Ronggeng Dukuh Paruk, novel yang diterbitkan tahun 1982 berkisah tentang pergulatan penari tayub di dusun kecil, Dukuh Paruk pada masa pergolakan komunis. Karyanya ini dianggap ke kiri-kirian oleh pemerintah Orde Baru, sehingga Tohari diinterogasi selama berminggu-minggu. Hingga akhirnya Tohari menghubungi sahabatnya Gus Dur, dan akhirnya terbebas dari intimidasi dan jerat hukum.[4]
Bagian ketiga trilogi, berjudul Jantera Bianglala, diterjemahkan ke dalam bahasa Inggris dan cuplikannya dimuat dalam Jurnal Manoa edisi Silenced Voices terbitan Honolulu University tahun 2000, termasuk bagian yang disensor dan tidak dimuat dalam edisi bahasa Indonesia.[5]
Trilogi Ronggeng Dukuh Paruk diterjemahkan ke dalam bahasa Inggris dengan judul The Dancer oleh Rene T.A. Lysloff. Trilogi ini juga difilmkan oleh sutradara Ifa Irfansyah dengan judul Sang Penari (2011). Tohari memberikan apresiasi yang tinggi terhadap para pembuat film Sang Penari, dan berujar ini akan jadi dokumentasi visual yang menarik versi rakyat, bukan versi kota sebagaimana dalam film-film sebelumnya.[6] Pada bulan Desember 2011, Ahmad Tohari mengungkapkan bahwa dirinya berencana untuk melanjutkan Triloginya menjadi Tetralogi dengan membuat satu novel lagi.[7]
Penghargaan
Dikutip dari Wikipedia, pada tahun 1977, sebuah cerita pendek yang ditulis oleh Ahmad Tohari memperoleh Hadiah Harapan Sayembara Kincir Emas Radio Nederlands Wereldomroep. Judul cerita pendeknya yaitu Jasa-jasa buat Sanwirya.[8] Lalu pada tahun 1980, novel karangannya yang berjudul Kubah memenangkan hadiah Yayasan Buku Utama.

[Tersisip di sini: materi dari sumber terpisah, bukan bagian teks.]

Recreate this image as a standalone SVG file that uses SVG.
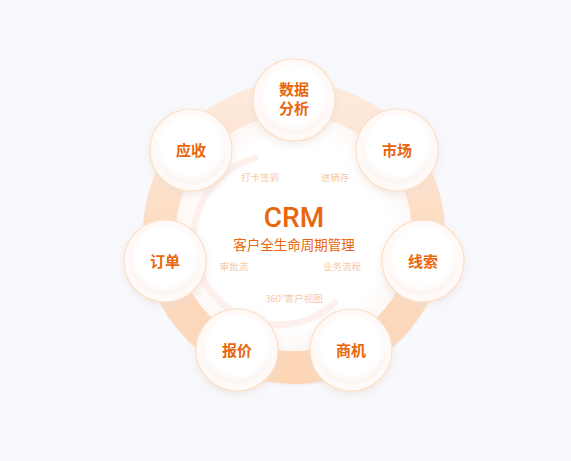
<svg xmlns="http://www.w3.org/2000/svg" width="571" height="461" viewBox="0 0 571 461">
<defs>
<style>
.lbl{font-family:"Noto Sans CJK SC","Noto Sans",sans-serif;font-size:15px;font-weight:600;fill:#e8660c;text-anchor:middle}
.sm{font-family:"Noto Sans CJK SC","Noto Sans",sans-serif;font-size:9.5px;fill:#f6c9a6;text-anchor:middle}
</style>
<linearGradient id="ringG" x1="0" y1="0" x2="0" y2="1">
<stop offset="0" stop-color="#feeadb"/>
<stop offset="0.5" stop-color="#fddcc2"/>
<stop offset="1" stop-color="#fdd6b6"/>
</linearGradient>
<radialGradient id="nodeIn" cx="0.5" cy="0.45" r="0.55">
<stop offset="0.75" stop-color="#ffffff"/>
<stop offset="1" stop-color="#fbf3ee"/>
</radialGradient>
<radialGradient id="innerG" cx="0.5" cy="0.5" r="0.5">
<stop offset="0.8" stop-color="#ffffff"/>
<stop offset="1" stop-color="#fdf8f5"/>
</radialGradient>
<filter id="sh" x="-30%" y="-30%" width="160%" height="160%">
<feDropShadow dx="0" dy="3" stdDeviation="4" flood-color="#e9dcd4" flood-opacity="0.6"/>
</filter>
<g id="node">
<circle r="41" fill="#fffaf7" stroke="#fde0c8" stroke-width="1.2" filter="url(#sh)"/>
<circle r="35" cy="-1" fill="url(#nodeIn)"/>
</g>
</defs>
<rect width="571" height="461" fill="#f8f9fd"/>
<g id="ring">
<circle cx="294" cy="235" r="151" fill="#eceef4" opacity="0.6"/>
<circle cx="294" cy="233" r="134.5" fill="none" stroke="url(#ringG)" stroke-width="33"/>
<circle cx="294" cy="233" r="118" fill="url(#innerG)"/>
<path d="M255 158 A85 85 0 1 0 335 303" fill="none" stroke="#fdf0ed" stroke-width="7" stroke-linecap="round"/>
</g>
<g id="center">
<text x="294" y="227" font-family="Roboto,'Liberation Sans',Arial,sans-serif" font-size="28" font-weight="500" fill="#e8660c" text-anchor="middle">CRM</text>
<text x="294" y="250" font-family="'Noto Sans CJK SC','Noto Sans',sans-serif" font-size="13.5" fill="#e8660c" text-anchor="middle">客户全生命周期管理</text>
<text class="sm" x="260" y="181">打卡签到</text>
<text class="sm" x="335" y="181">进销存</text>
<text class="sm" x="234" y="270">审批流</text>
<text class="sm" x="342" y="270">业务流程</text>
<text class="sm" x="294" y="302">360°客户视图</text>
</g>
<g id="connectors"></g>
<g id="n-data"><use href="#node" x="294" y="100"/><text class="lbl" x="294" y="95">数据</text><text class="lbl" x="294" y="114">分析</text></g>
<g id="n-market"><use href="#node" x="397" y="150"/><text class="lbl" x="397" y="156">市场</text></g>
<g id="n-lead"><use href="#node" x="423" y="261"/><text class="lbl" x="423" y="267">线索</text></g>
<g id="n-opp"><use href="#node" x="351" y="350"/><text class="lbl" x="351" y="356">商机</text></g>
<g id="n-quote"><use href="#node" x="237" y="350"/><text class="lbl" x="237" y="356">报价</text></g>
<g id="n-order"><use href="#node" x="165" y="261"/><text class="lbl" x="165" y="267">订单</text></g>
<g id="n-recv"><use href="#node" x="191" y="150"/><text class="lbl" x="191" y="156">应收</text></g>
</svg>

Selanjutnya tiga novelnya yang berjudul Ronggeng Dukuh Paruk (1982), Lintang Kemukus Dini Hari (1985), dan Jentera Bianglala (1986) meraih hadiah Yayasan Buku Utama tahun 1986.[butuh rujukan]
Novelnya yang berjudul Di Kaki Bukit Cibalak (1986) juga menjadi pemenang salah satu hadiah Sayembara Novel Dewan Kesenian Jakarta tahun 1979.[9] Pada tahun 1995 Ahmad Tohari menerima Hadiah Sastra Asean, SEA Write Award.[1] Sekitar tahun 2007 Ahmad Tohari menerima Hadiah Sastra Rancage.[7]
Karya tulis[sunting | sunting sumber]
- Jasa-jasa buat Sanwirya (cerpen, 1977)
- Kubah (novel, 1980)
- Novel Trilogi Ronggeng Dukuh Paruk (diadaptasi menjadi film tahun 2011):
- Ronggeng Dukuh Paruk (novel, 1982)
- Lintang Kemukus Dini Hari (novel, 1985)
- Jantera Bianglala (novel, 1986)
- Di Kaki Bukit Cibalak (novel, 1986)
- Senyum Karyamin (kumpulan cerpen, 1989)
- Bekisar Merah (novel, 1993)
- Lingkar Tanah Lingkar Air (novel, 1995)
- Nyanyian Malam (kumpulan cerpen, 2000)
- Belantik (novel, 2001)
- Orang Orang Proyek (novel, 2002)
- Rusmi Ingin Pulang (kumpulan cerpen, 2004)
- Ronggeng Dukuh Paruk Banyumasan (novel bahasa Jawa, 2006; meraih Hadiah Sastera Rancagé 2007
- Mata yang Enak Dipandang (kumpulan cerpen, 2013)
Karya-karya Ahmad Tohari telah diterbitkan dalam bahasa Jepang, Tionghoa, Belanda dan Jerman. Edisi bahasa Inggris Ronggeng Dukuh Paruk, Lintang Kemukus Dini Hari, Jantera Bianglala diterbitkan oleh Lontar Foundation dalam satu buku berjudul The Dancer diterjemahkan oleh Rene T.A. Lysloff. Pada tahun 2011, trilogi dari novel Ronggeng Dukuh Paruk diadaptasi menjadi sebuah film fitur yang berjudul Sang Penari yang disutradarai Ifa Isfansyah. Film ini memenangkan 4 Piala Citra dalam Festival Film Indonesia 2011.